L’évaluation par la recherche
Le monde économique et politique demande de plus en plus aux chercheurs et aux chercheuses en sciences sociales de participer à une évaluation des interventions.
L’évaluation de l’efficacité des processus.
La question de l’évaluation des processus par la recherche s’est en premier lieu développée dans le domaine de la santé. Les enjeux en sont doubles concernant la commercialisation de traitements. Il peut en effet apparaître injuste et néfaste de faire payer à des personnes des médications qui sont inefficaces, voire potentiellement dangereuses. En outre, il apparaît problématique que les systèmes de sécurité sociale soient utilisés pour enrichir des laboratoires pharmaceutiques produisant des médicaments inefficaces et dangereux.
Les sciences de la santé ont donc développé des méthodologies de plus en plus sophistiquées pour évaluer l’efficacité d’un traitement. Les essais contrôlés randomisés (ECR) sont considérés comme le «gold standard» en la matière. Il s’agit d’un protocole expérimental avec des groupes constitués aléatoirement. On a pu en voir une application pendant la pandémie du Covid-19 pour trancher l’efficacité supposée de l’hydroxychloroquine.
La question de l’évaluation s’est également développée dans le domaine des politiques publiques et quant à la manière la plus efficace d’allouer les fonds. L’idée ici est l’efficience de l’utilisation de l’argent public prélevé sur les impôts du contribuable. L’économiste et prix Nobel Esther Duflo a en particulier contribué au développement de méthodes expérimentales pour l’évaluation des programmes de lutte contre la pauvreté.
De manière générale, dans de nombreux secteurs autres que la santé, les décideurs économiques, politiques et administratifs demandent de plus en plus aux chercheurs et aux chercheuses de mesurer l’efficacité des programmes et des interventions. C’est le cas, par exemple, dans le domaine de l’éducation et du social.

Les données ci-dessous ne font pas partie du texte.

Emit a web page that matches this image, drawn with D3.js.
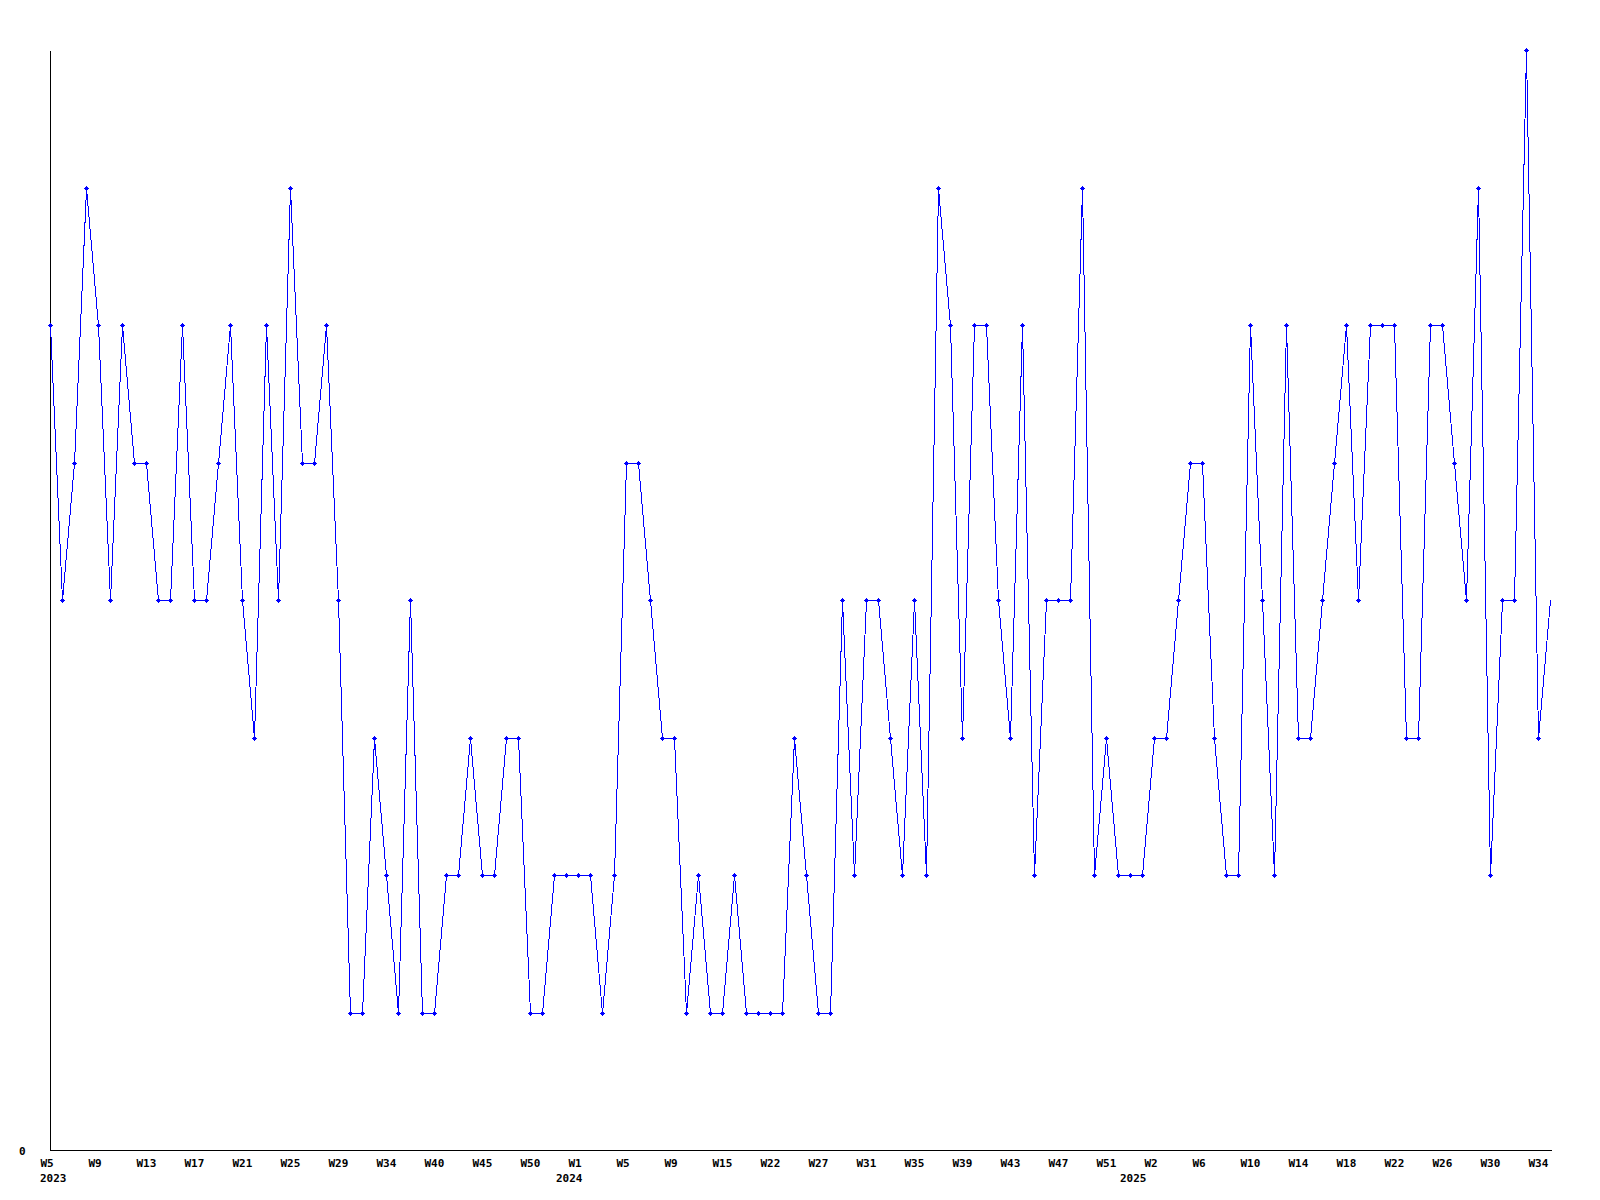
<!DOCTYPE html>
<html>
<head>
<meta charset="utf-8">
<script src="https://cdn.jsdelivr.net/npm/d3@7"></script>
<style>
  html, body { margin: 0; padding: 0; background: #ffffff; }
  svg { display: block; }
  text { font-family: "DejaVu Sans Mono", monospace; font-weight: bold; font-size: 11px; fill: #000; }
</style>
</head>
<body>
<svg id="chart" width="1600" height="1200"></svg>
<script>
// Weekly values (one per point, 2023 W5 .. 2025 W35)
const values = [
  6,4,5,7,6,4,6,5,5,4,
  4,6,4,4,5,6,4,3,6,4,
  7,5,5,6,4,1,1,3,2,1,
  4,1,1,2,2,3,2,2,3,3,
  1,1,2,2,2,2,1,2,5,5,
  4,3,3,1,2,1,1,2,1,1,
  1,1,3,2,1,1,4,2,4,4,
  3,2,4,2,7,6,3,6,6,4,
  3,6,2,4,4,4,7,2,3,2,
  2,2,3,3,4,5,5,3,2,2,
  6,4,2,6,3,3,4,5,6,4,
  6,6,6,3,3,6,6,5,4,7,
  2,4,4,8,3,4
];
// Week tick labels, one every 4 points
const tickLabels = [
  "W5","W9","W13","W17","W21","W25","W29","W34","W40","W45","W50",
  "W1","W5","W9","W15","W22","W27","W31","W35","W39","W43","W47","W51",
  "W2","W6","W10","W14","W18","W22","W26","W30","W34"
];
const tickStep = 4;
// Year labels and the point index they sit under
const yearLabels = ["2023","2024","2025"];
const yearIndex = [0, 43, 90];
const yTicks = [0];
const yMax = 8;

const svg = d3.select("#chart");
const x = d3.scaleLinear().domain([0, values.length - 1]).range([50, 1550]);
const y = d3.scaleLinear().domain([0, yMax]).range([1150, 50]);

// axes
const xAxis = d3.axisBottom(x)
  .tickValues(tickLabels.map((_, i) => i * tickStep))
  .tickFormat((d, i) => tickLabels[i])
  .tickSize(0).tickSizeOuter(0).tickPadding(0);
const gx = svg.append("g").attr("transform", "translate(0.5,1150.5)").call(xAxis);
gx.select(".domain").attr("stroke", "#000").attr("shape-rendering", "crispEdges")
  .attr("d", `M${x(0)},0H${x(values.length - 1) + 1}`);
gx.selectAll(".tick text")
  .attr("text-anchor", "start").attr("dx", -10.5).attr("y", 16.5).attr("dy", 0)
  .attr("fill", "#000").style("font-family", "DejaVu Sans Mono").style("font-weight", "bold").style("font-size", "11px");

const yAxis = d3.axisLeft(y).tickValues(yTicks).tickFormat(d3.format("d"))
  .tickSize(0).tickSizeOuter(0).tickPadding(25);
const gy = svg.append("g").attr("transform", "translate(50.5,0.5)").call(yAxis);
gy.select(".domain").attr("stroke", "#000").attr("shape-rendering", "crispEdges")
  .attr("d", `M0,${y(yMax)}V${y(0)}`);
gy.selectAll(".tick text")
  .attr("dy", "0.32em")
  .attr("fill", "#000").style("font-family", "DejaVu Sans Mono").style("font-weight", "bold").style("font-size", "11px");

// year labels
svg.append("g").selectAll("text").data(yearLabels).join("text")
  .attr("x", (d, i) => x(yearIndex[i]) - 10)
  .attr("y", 1182)
  .text(d => d);

// line
const pts = values.map((v, i) => [i, v]);
const line = d3.line().x(d => Math.round(x(d[0])) + 0.5).y(d => Math.round(y(d[1])) + 0.5);
svg.append("path").datum(pts)
  .attr("d", line)
  .attr("fill", "none").attr("stroke", "#0000ff").attr("stroke-width", 1)
  .attr("shape-rendering", "crispEdges");

// markers (all points except the last)
const mk = svg.append("g").attr("fill", "#0000ff").attr("shape-rendering", "crispEdges");
pts.slice(0, -1).forEach(d => {
  const cx = Math.round(x(d[0])), cy = Math.round(y(d[1]));
  mk.append("rect").attr("x", cx - 2).attr("y", cy).attr("width", 5).attr("height", 1);
  mk.append("rect").attr("x", cx).attr("y", cy - 2).attr("width", 1).attr("height", 5);
  mk.append("rect").attr("x", cx - 1).attr("y", cy - 1).attr("width", 3).attr("height", 3);
});
</script>
</body>
</html>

Evaluer l’éthicité des processus.
On peut s’étonner de cette centration sur l’évaluation de l’efficacité des processus. Il serait en effet possible d’orienter l’évaluation sur d’autres critères – ou en tout cas les considérer comme des compléments indispensables. On pourrait penser par exemple à l’évaluation de l’acceptation des interventions par les populations, plutôt que leur imposer des mesures de force. Bien évidement, une telle évaluation peut poser des difficultés aux gouvernements lorsqu’ils prennent des mesures jugées impopulaires par la grande majorité de la population – les classes populaires et petites classes moyennes – et approuvées uniquement par les classes économiquement les plus favorisées.
Un autre type d’évaluation pourrait également s’avérer pertinente, liée au caractère éthique de l’intervention mise en place. Il faut déjà souligner que, dans les domaines de la santé et des recherches expérimentales sur l’humain, une «éthique procédurale» tend à dominer, dont le centre est le «consentement éclairé des personnes». Mais ce n’est pas de cela dont il est question ici. L’objectif serait plutôt d’évaluer les «tensions éthiques» que peut provoquer la recherche d’efficacité érigée en principe premier de l’action économique et politique. En effet, la recherche d’efficacité économique, ou plus généralement l’évaluation par objectifs, peut se faire au détriment d’autres considérations humaines, sociales et environnementales.
On peut par exemple penser aux effets de l’évaluation par objectifs sur les salarié·es en matière de mal-être au travail. Ainsi, dans les années 1990, les entreprises ont pu procéder à des réajustements, en particulier en matière d’organisation du travail, qui ont peut-être été efficaces sur le plan de la productivité, mais pas du tout favorables sous l’angle de la souffrance au travail. Il ne s’agit pas de mesurer ici l’impact social et environnemental de tels programmes, mais plutôt d’analyser sous l’angle de l’éthique réflexive appliquée les problèmes que pose la recherche d’efficacité.
Certes, la recherche d’efficacité peut être promue par certains courants de l’éthique. On pense par exemple à L’altruisme efficace (2015) de Peter Singer. Néanmoins, les travaux critiques de l’utilitarisme révèlent que ce courant éprouve des difficultés à garantir les droits des minorités au nom de la recherche du bonheur du plus grand nombre.
En outre, la recherche empirique en philosophie de terrain montre que la recherche de l’efficacité peut faire émerger des tensions éthiques impossibles à prévoir par simple réflexion spéculative. C’est pourquoi la recherche en éthique appliquée progresse souvent par l’examen de cas pratiques ayant émergé en situations réelles.
Le fait que les décideurs et décideuses économiques, politiques et administratifs mettent l’accent sur la recherche d’efficacité au détriment de considérations éthiques qui pourraient être prises en compte devrait nous interroger.